→ **Stated exercise**: Go through the records and extract every line with the word "chart".

→ **The data**:
+ + +

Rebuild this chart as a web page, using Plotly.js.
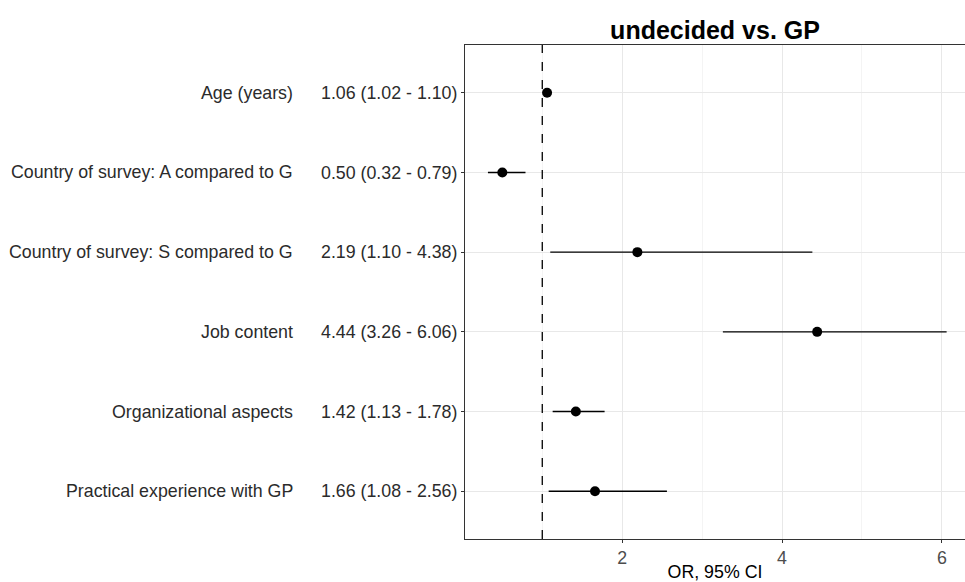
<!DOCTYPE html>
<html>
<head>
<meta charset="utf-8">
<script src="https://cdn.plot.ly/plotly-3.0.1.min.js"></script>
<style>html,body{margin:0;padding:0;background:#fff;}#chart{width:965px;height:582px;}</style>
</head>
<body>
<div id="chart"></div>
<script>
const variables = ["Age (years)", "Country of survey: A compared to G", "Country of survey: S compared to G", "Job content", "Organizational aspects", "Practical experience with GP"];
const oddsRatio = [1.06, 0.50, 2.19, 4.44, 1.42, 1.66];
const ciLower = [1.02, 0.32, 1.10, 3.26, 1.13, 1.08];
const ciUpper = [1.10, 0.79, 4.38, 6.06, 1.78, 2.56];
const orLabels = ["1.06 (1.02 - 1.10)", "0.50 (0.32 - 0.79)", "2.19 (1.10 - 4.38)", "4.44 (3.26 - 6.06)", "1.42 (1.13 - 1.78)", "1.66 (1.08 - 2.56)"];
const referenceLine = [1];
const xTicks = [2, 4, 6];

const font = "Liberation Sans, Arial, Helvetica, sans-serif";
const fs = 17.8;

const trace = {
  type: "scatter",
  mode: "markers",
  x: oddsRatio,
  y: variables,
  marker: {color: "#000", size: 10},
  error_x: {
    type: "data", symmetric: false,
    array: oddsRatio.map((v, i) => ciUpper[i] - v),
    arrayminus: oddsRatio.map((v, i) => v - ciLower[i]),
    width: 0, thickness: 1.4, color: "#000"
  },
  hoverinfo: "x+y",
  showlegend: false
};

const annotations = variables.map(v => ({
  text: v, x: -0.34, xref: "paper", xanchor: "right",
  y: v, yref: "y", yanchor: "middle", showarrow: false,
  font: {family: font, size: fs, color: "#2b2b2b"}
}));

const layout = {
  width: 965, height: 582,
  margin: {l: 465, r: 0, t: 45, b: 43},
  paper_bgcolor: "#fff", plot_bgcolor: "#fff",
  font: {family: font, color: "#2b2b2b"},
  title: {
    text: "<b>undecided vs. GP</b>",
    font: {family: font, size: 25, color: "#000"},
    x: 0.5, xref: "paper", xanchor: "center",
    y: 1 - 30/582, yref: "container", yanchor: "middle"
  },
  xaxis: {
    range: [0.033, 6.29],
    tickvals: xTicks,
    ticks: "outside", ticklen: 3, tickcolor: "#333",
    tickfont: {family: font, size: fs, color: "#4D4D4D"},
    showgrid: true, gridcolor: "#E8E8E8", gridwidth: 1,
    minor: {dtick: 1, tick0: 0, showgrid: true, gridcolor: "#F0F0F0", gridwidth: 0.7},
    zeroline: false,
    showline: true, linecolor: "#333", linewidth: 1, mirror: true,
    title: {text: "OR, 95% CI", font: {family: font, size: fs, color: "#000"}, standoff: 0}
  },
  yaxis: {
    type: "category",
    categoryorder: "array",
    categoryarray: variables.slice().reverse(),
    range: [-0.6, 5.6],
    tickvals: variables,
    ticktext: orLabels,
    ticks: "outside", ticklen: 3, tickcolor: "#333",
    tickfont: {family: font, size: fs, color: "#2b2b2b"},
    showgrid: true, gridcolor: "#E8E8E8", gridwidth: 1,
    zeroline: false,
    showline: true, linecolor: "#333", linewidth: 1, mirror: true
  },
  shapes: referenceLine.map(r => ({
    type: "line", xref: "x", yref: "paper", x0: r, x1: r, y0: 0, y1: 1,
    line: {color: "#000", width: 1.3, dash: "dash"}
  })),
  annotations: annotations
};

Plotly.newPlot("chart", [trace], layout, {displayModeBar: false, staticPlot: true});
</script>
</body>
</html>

+ + +

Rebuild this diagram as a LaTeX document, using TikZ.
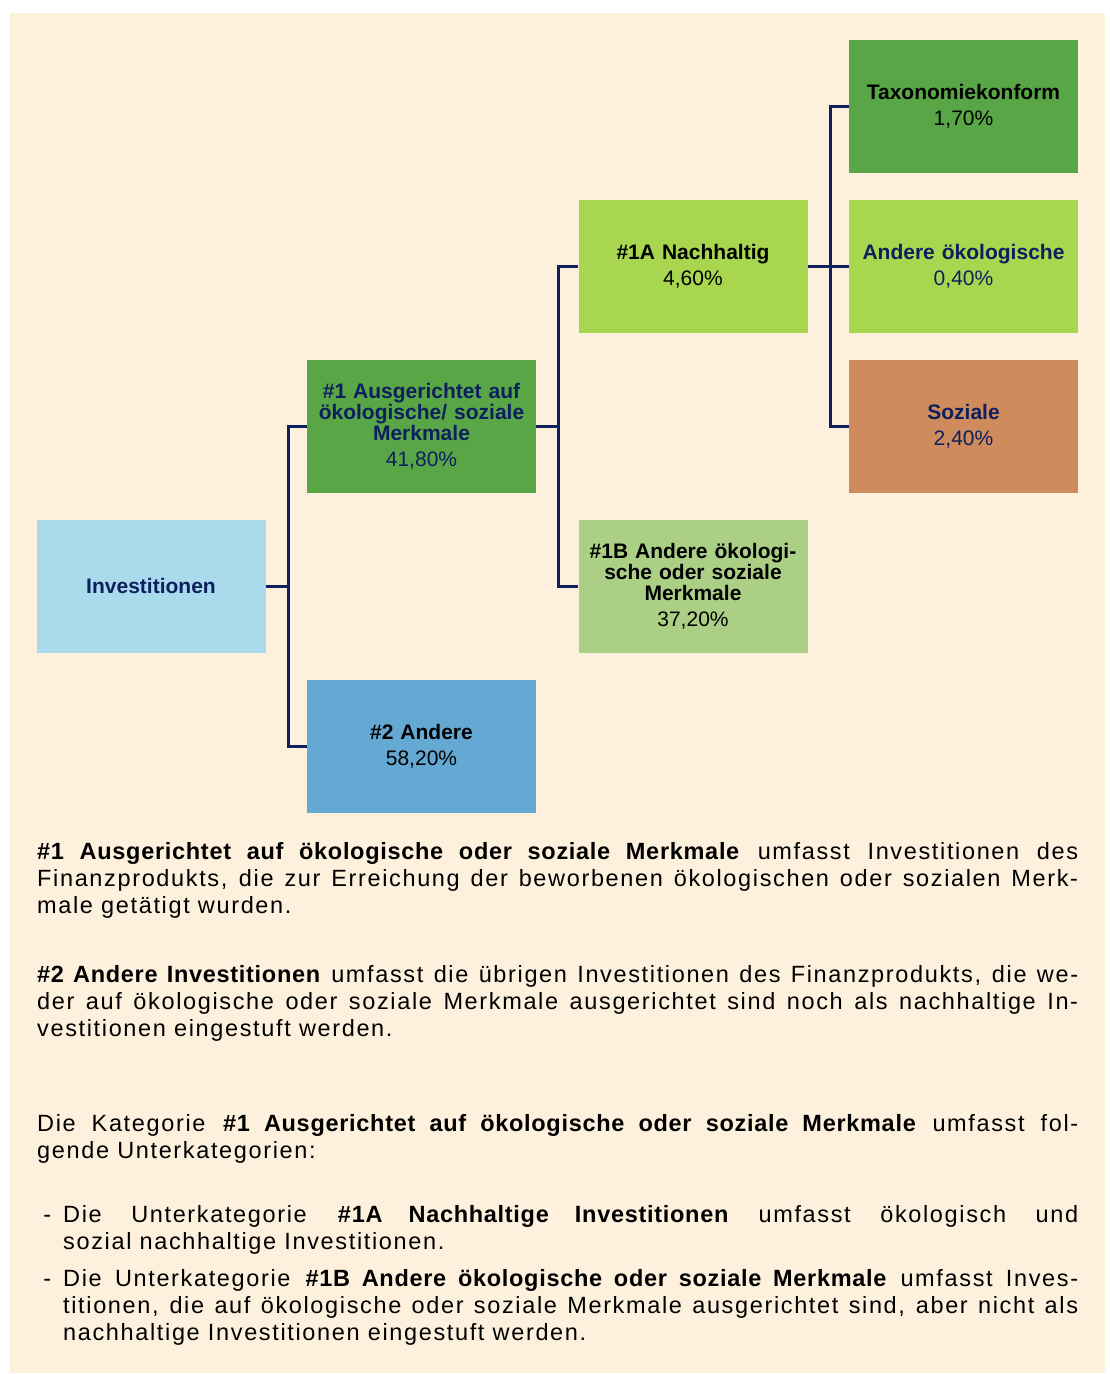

+ + +

→ **Task output**:
Rebuild this chart as a web page, using Plotly.js.
<style>html,body{margin:0;padding:0;background:#fff;}#chart{width:965px;height:582px;}</style>
<div id="chart"></div>
Plotly.newPlot("chart", [trace], layout, {displayModeBar: false, staticPlot: true});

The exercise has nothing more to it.